In a rare agreement, the sisters and the officials both say Maloney and Rendina kept their political work to after-hours.

The sisters say they went to their bosses with their concerns to no avail. "Gordon declared that he and Freebery could do whatever they wanted with executive assistants working under them," the lawsuit said.

On September 11, 2002, Maloney and Rendina took their concerns to federal authorities, meeting with U.S. Attorney Colm F. Connolly and officials from the FBI and IRS and agreed to join what Neuberger said was an ongoing investigation.

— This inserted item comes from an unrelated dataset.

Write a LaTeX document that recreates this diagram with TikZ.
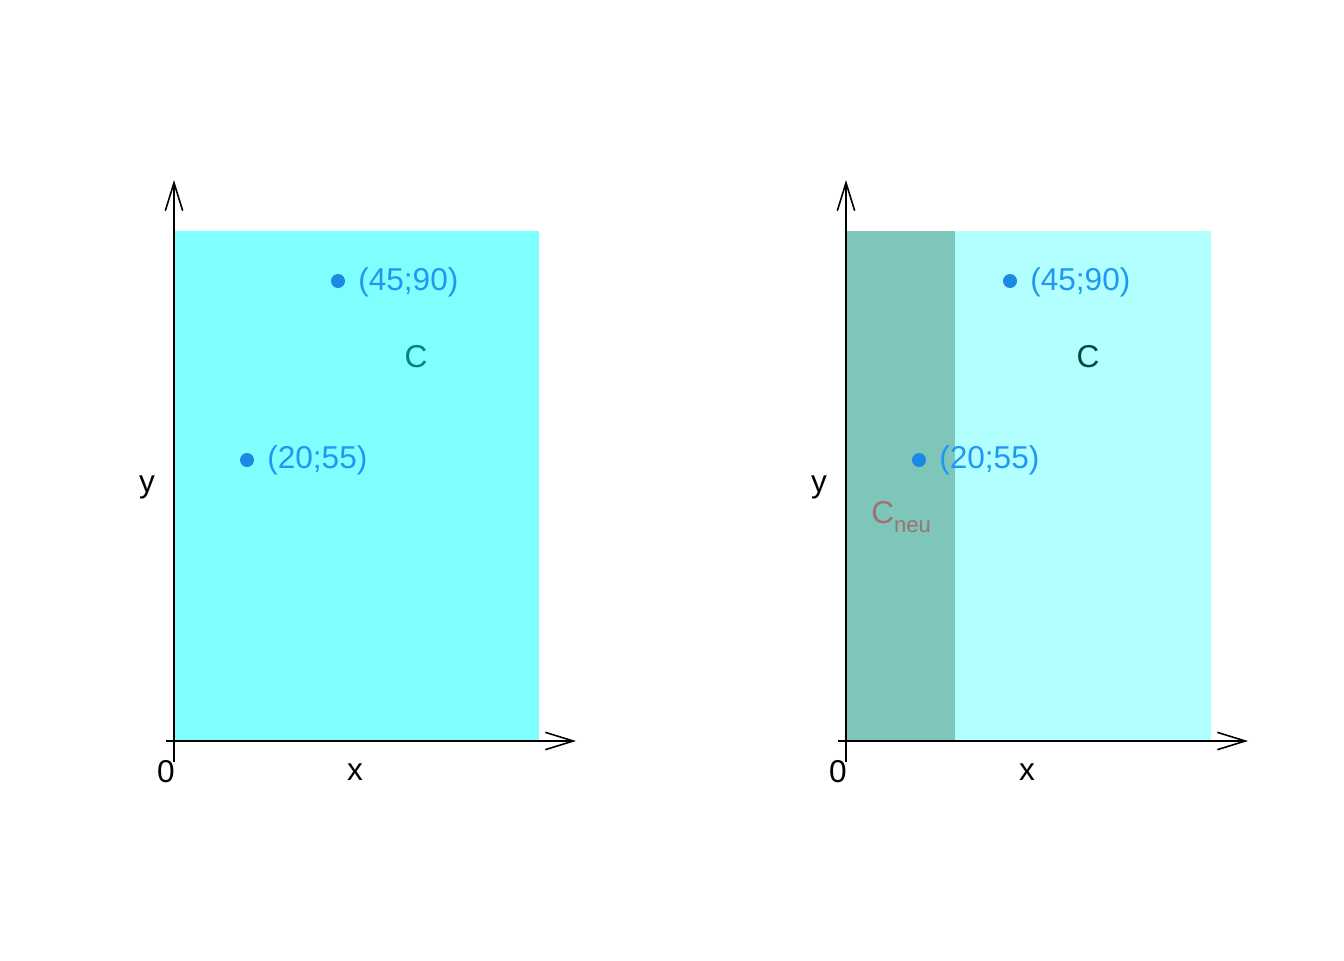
\documentclass[tikz,border=0pt]{standalone}
\usepackage{fontspec}
\setmainfont{Liberation Sans}
\usetikzlibrary{arrows.meta}
\definecolor{fillC}{HTML}{80FFFF}
\definecolor{fillCl}{HTML}{B2FFFF}
\definecolor{fillNeu}{HTML}{7DC6B9}
\definecolor{dotblue}{HTML}{1E88E5}
\definecolor{labblue}{HTML}{2196F3}
\definecolor{cteal}{HTML}{00857F}
\definecolor{cdark}{HTML}{05483F}
\definecolor{cneu}{HTML}{9E7272}
\tikzset{
  axis/.style={line width=1.2pt,-{Straight Barb[length=21pt,width=13pt,line width=1.2pt]}},
  lab/.style={inner sep=0pt,font=\fontsize{23.7}{28}\selectfont},
  pt/.style={circle,fill=dotblue,inner sep=0pt,minimum size=10.5pt}
}
\newcommand{\neusub}[1]{{\fontsize{16.6}{20}\selectfont\raisebox{-0.42em}{#1}}}
\begin{document}
\begin{tikzpicture}[x=0.75pt,y=-0.75pt]
\useasboundingbox (0,0) rectangle (1344,960);
% left panel
\fill[fillC] (174,231) rectangle (539,741);
\draw[axis] (166,741) -- (576,741);
\draw[axis] (174,762) -- (174,180);
\node[lab] (zeroL) at (166,772) {0};
\node[lab] (xL) at (355,772) {x};
\node[lab] (yL) at (147,487) {y};
\node[pt] (pA) at (338,281) {};
\node[pt] (pB) at (247,460) {};
\node[lab,text=labblue,anchor=west] (lA) at (358,282) {(45;90)};
\node[lab,text=labblue,anchor=west] (lB) at (267,460) {(20;55)};
\node[lab,text=cteal] (cL) at (416,357) {C};
% right panel
\fill[fillCl] (846,231) rectangle (1211,741);
\fill[fillNeu] (846,231) rectangle (955,741);
\draw[axis] (838,741) -- (1248,741);
\draw[axis] (846,762) -- (846,180);
\node[lab] (zeroR) at (838,772) {0};
\node[lab] (xR) at (1027,772) {x};
\node[lab] (yR) at (819,487) {y};
\node[pt] (qA) at (1010,281) {};
\node[pt] (qB) at (919,460) {};
\node[lab,text=labblue,anchor=west] (mA) at (1030,282) {(45;90)};
\node[lab,text=labblue,anchor=west] (mB) at (939,460) {(20;55)};
\node[lab,text=cdark] (cR) at (1088,357) {C};
\node[lab,text=cneu,anchor=base west] (cN) at (871,523) {C\neusub{neu}};
\end{tikzpicture}
\end{document}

The sisters recounted tense times in their lawsuit:

"On Sept. 22, 2002, Freebery called a meeting of county employees whose names were mentioned in subpoenaed personnel records. At this meeting Rendina asked questions while gathering information for the FBI. After the meeting concluded and while the employees were filing out, Gordon rushed up to Freebery, grabbed her arm and pulled her into a private area, frantically saying, 'It must be her. It has to be.'

"Then on Oct. 2, 2002, defendant Gordon became angry and irritated when he discovered that plaintiff Rendina had been subpoenaed and stated, 'They call their star witness on the first day. I'm not stupid.'

". . . [He] subsequently made repeated references to 'what you guys are telling them' and accused plaintiffs of having their own 'secret codes' used to transmit information. Later on Oct. 27, 2002, Maloney was warned that Gordon suspected plaintiffs as federal informants."

Gordon and Freebery say it never happened. "I would have to think when people are wearing wires, they have to be very paranoid, they have to operate in the twilight zone. I don't ever recall him [Gordon] saying, 'It has to be, it has to be,'" Freebery said.

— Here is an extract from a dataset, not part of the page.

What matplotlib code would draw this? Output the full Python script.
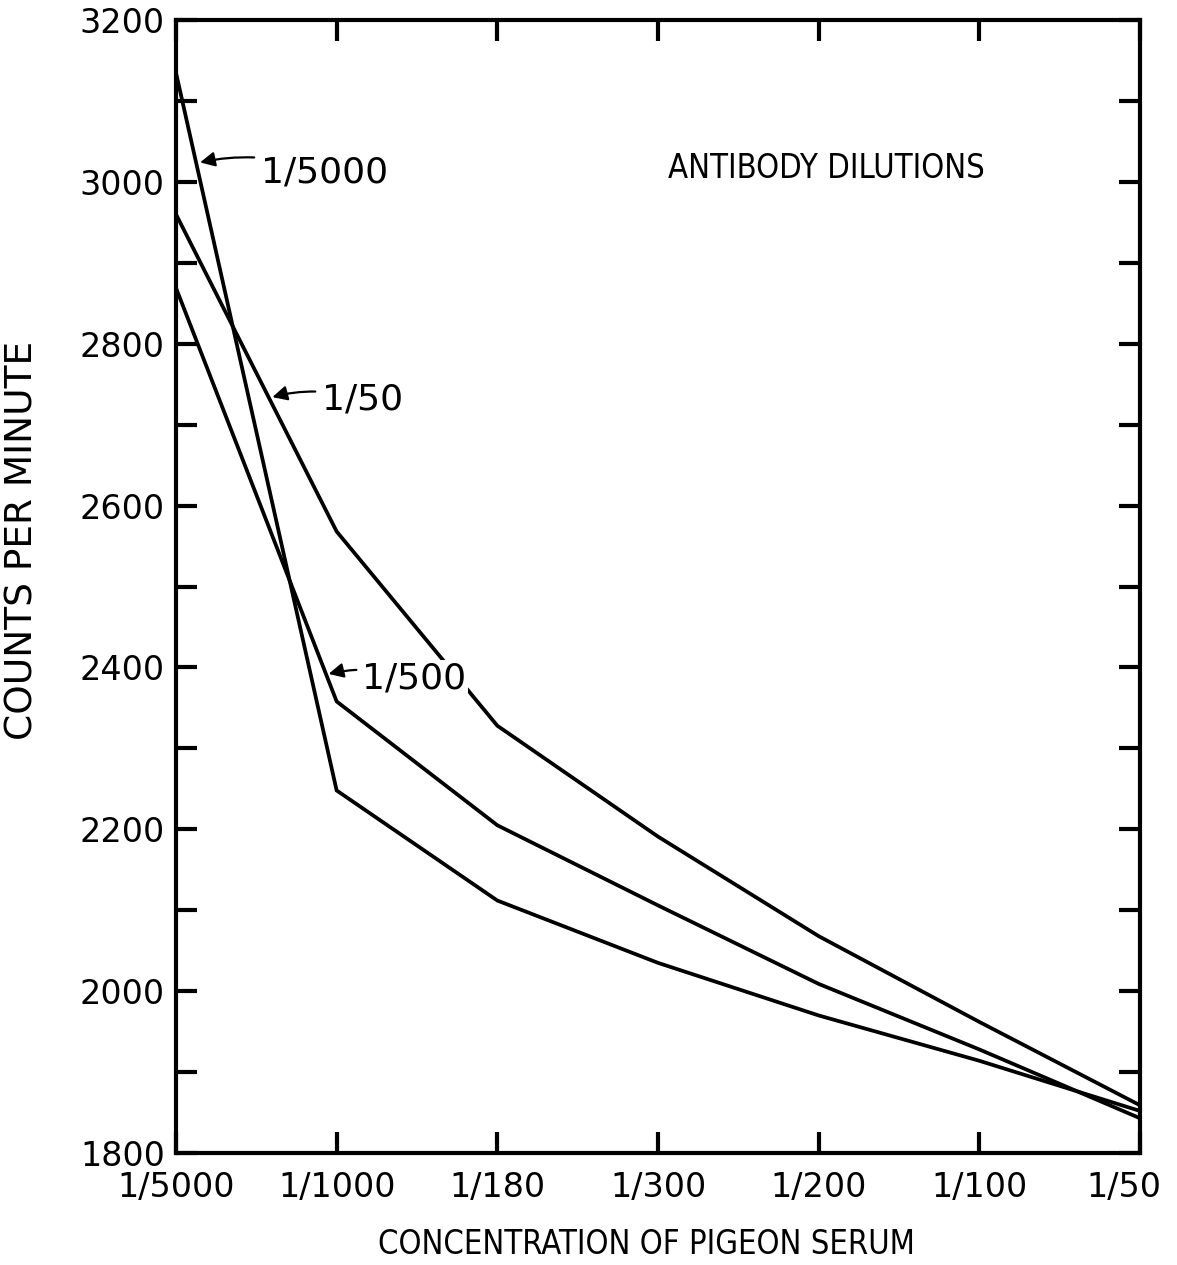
import numpy as np
import matplotlib
matplotlib.use("Agg")
import matplotlib.pyplot as plt
from matplotlib.transforms import ScaledTranslation

# --- data ---
serum = ["1/5000", "1/1000", "1/180", "1/300", "1/200", "1/100", "1/50"]
cpm_1_5000 = [3135, 2248, 2112, 2035, 1970, 1914, 1852]
cpm_1_50 = [2960, 2568, 2328, 2191, 2068, 1962, 1859]
cpm_1_500 = [2869, 2358, 2205, 2106, 2009, 1928, 1843]

plt.rcParams['font.family'] = ['DejaVu Sans']

fig = plt.figure(figsize=(11.77, 12.65), dpi=100)
ax = fig.add_axes([0.1495, 0.0885, 0.8191, 0.8957])

x = np.arange(len(serum))
for ys in (cpm_1_5000, cpm_1_50, cpm_1_500):
    ax.plot(x, ys, color='black', lw=2.7, solid_joinstyle='miter', zorder=2)

ax.set_xlim(0, len(serum) - 1)
ax.set_ylim(1800, 3200)

ax.set_xticks(x)
ax.set_xticklabels(serum)
ax.set_yticks(np.arange(1800, 3201, 200))
ax.set_yticks(np.arange(1900, 3200, 200), minor=True)
ax.tick_params(which='both', direction='in', length=15, width=3,
               top=True, right=True, labelsize=24)
ax.tick_params(axis='y', pad=8)
ax.tick_params(axis='x', pad=13)
for s in ax.spines.values():
    s.set_linewidth(3)

# last x label sits a bit left so it stays on the page
last = ax.get_xticklabels()[-1]
last.set_transform(last.get_transform() + ScaledTranslation(-12 / 72, 0, fig.dpi_scale_trans))

# --- curve labels with arrows ---
arrow = dict(arrowstyle='-|>', color='black', lw=1.6, mutation_scale=22,
             shrinkA=3, shrinkB=0, connectionstyle='arc3,rad=0.15')
ax.annotate("1/5000", xy=(0.15, 3024), xytext=(0.53, 3012), fontsize=26,
            va='center', ha='left', arrowprops=arrow)
ax.annotate("1/50", xy=(0.60, 2734), xytext=(0.91, 2731), fontsize=26,
            va='center', ha='left', arrowprops=arrow)
ax.annotate("1/500", xy=(0.95, 2392), xytext=(1.16, 2386), fontsize=26,
            va='center', ha='left', arrowprops=arrow,
            bbox=dict(boxstyle='square,pad=0.05', fc='white', ec='none'), zorder=3)

cond = dict(fontsize=23.5, fontstretch='condensed')
ax.text(3.06, 3017, "ANTIBODY DILUTIONS", va='center', ha='left', **cond)
ax.set_xlabel("CONCENTRATION OF PIGEON SERUM", **cond)
ax.set_ylabel("COUNTS PER MINUTE", fontsize=27)
ax.xaxis.set_label_coords(0.4876, -0.066)
ax.yaxis.set_label_coords(-0.141, 0.541)

fig.savefig("out.png", dpi=100)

The two sides exchange their sharpest criticism over remarks Freebery is said to have made about the death of the sisters' father Anthony Rendina, who died in October 2001 when he was 84. While not offering details, Neuberger says Freebery shocked the sisters by accusing them of "killing their beloved and recently deceased father."

The lawsuit fairly screams about it.

"Plaintiffs were hurt, wounded, distressed, shocked, anguished, stunned, appalled, floored, taken aback, offended, traumatized, scandalized and otherwise outraged by these false accusations against them."

Freebery says the only comments she made were a running joke. They began when the father was in the hospital but recovered enough to be discharged after Maloney made him a favorite Italian meal. When he weakened again, Maloney found him in the kitchen, making a sandwich for himself, so Freebery joked, "Good God, Lynda, you're killing the man. He's hungry. You've got to feed him."

Neuberger says the sisters are worried about their safety. Gordon disputes it, citing the Gridiron dinner in May. Freebery was lampooned repeatedly, including this broadside in a spoof of "You Can't Get a Man With a Gun":

Some call me a pistol.

I sparkle like a crystal

Even though CAO's not Number One.

Now would you find it scary

To work in a library?

And I swear it was fair

When I sent those broads to Bear.

 

"They're not concerned for their safety," Gordon said. "That's bizarre. That's outrageous. That woman wanted a pound of Sherry's flesh, and she got it."

Gordon concedes he has doubts these days about whether running for county executive was worth it, but Freebery does not seem to and says she does not intend to be deterred from running herself.

"I think a large part of the investigation is to keep us from staying around another four years," she said.